IN late February, US President Barrack Obama nominated Gary Locke as the US secretary of commerce.
The nomination has caused a stir in China.
The reasons are simple: first, the US and China are two of the world's biggest economies.
In recent years they have enjoyed close trade relations.
Now, with the global economic crisis, the Chinese are anxious to know who will be filling such an important management role in America's trade efforts.
Then there's an even more obvious reason: the 59-year-old Gary Locke (Luo Jiahui) is a third-generation Chinese-American.
He served two terms, between 1997 and 2005, as governor of the state of Washington.
Along with Locke, Steven Chu (Zhu Diwen), the 1997 Nobel Prize-winning physicist was named secretary of energy.
The two men are the most well-known Chinese-Americans among Chinese people.
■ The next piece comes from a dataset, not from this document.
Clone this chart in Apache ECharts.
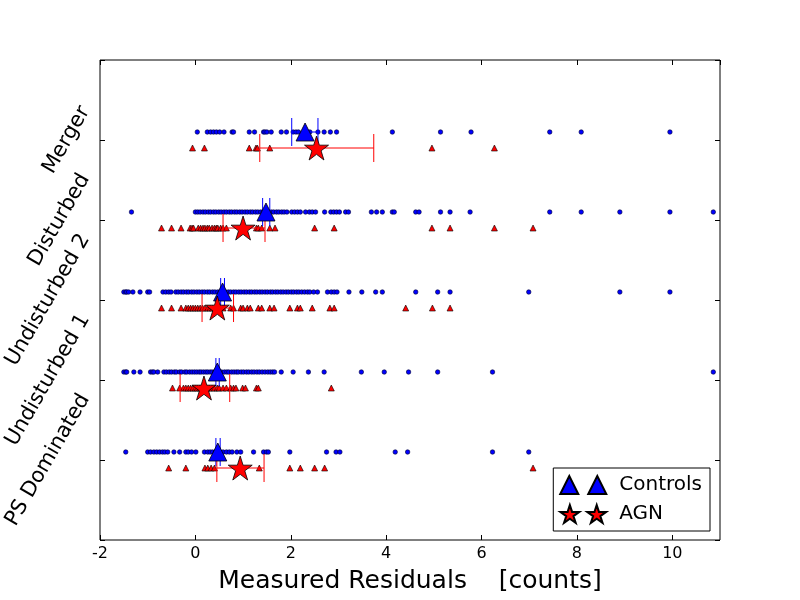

Many Chinese are wondering whether the men's family and cultural backgrounds will affect US policies toward China.
Among the most asked questions are: "will they be 'nicer' to China?" and "does their appointment mean that Obama will prioritize China relations?"
The attention Locke and Chu have received in China reminds one of Elaine Chao (Zhao Xiaolan).
Chao was the Bush administration's Labor Secretary from 2001 to earlier this year.
Chao's job, however, had less to do with China, yet she was as equally well-known among the Chinese.
That, of course, was due to her family background. Her family moved from Taiwan to the US when she was eight.
Chao, Chu and Locke represent many firsts and unusual honors for the 3.6 million Chinese-Americans.
People in the motherland are naturally proud of the achievements of these people who share their blood, skin color and family names.
Both Locke and Chu have had experience working with the Chinese.
This will probably help improve communication and understanding in the two countries' relations.
However, some experts say that it may not be realistic to expect Chu and Locke to be more "China-friendly" than others in the Obama administration.
They are, after all, American officials serving the American people.
Especially on matters of national interest, they will most likely not hesitate to play the hard line and put pressure on China.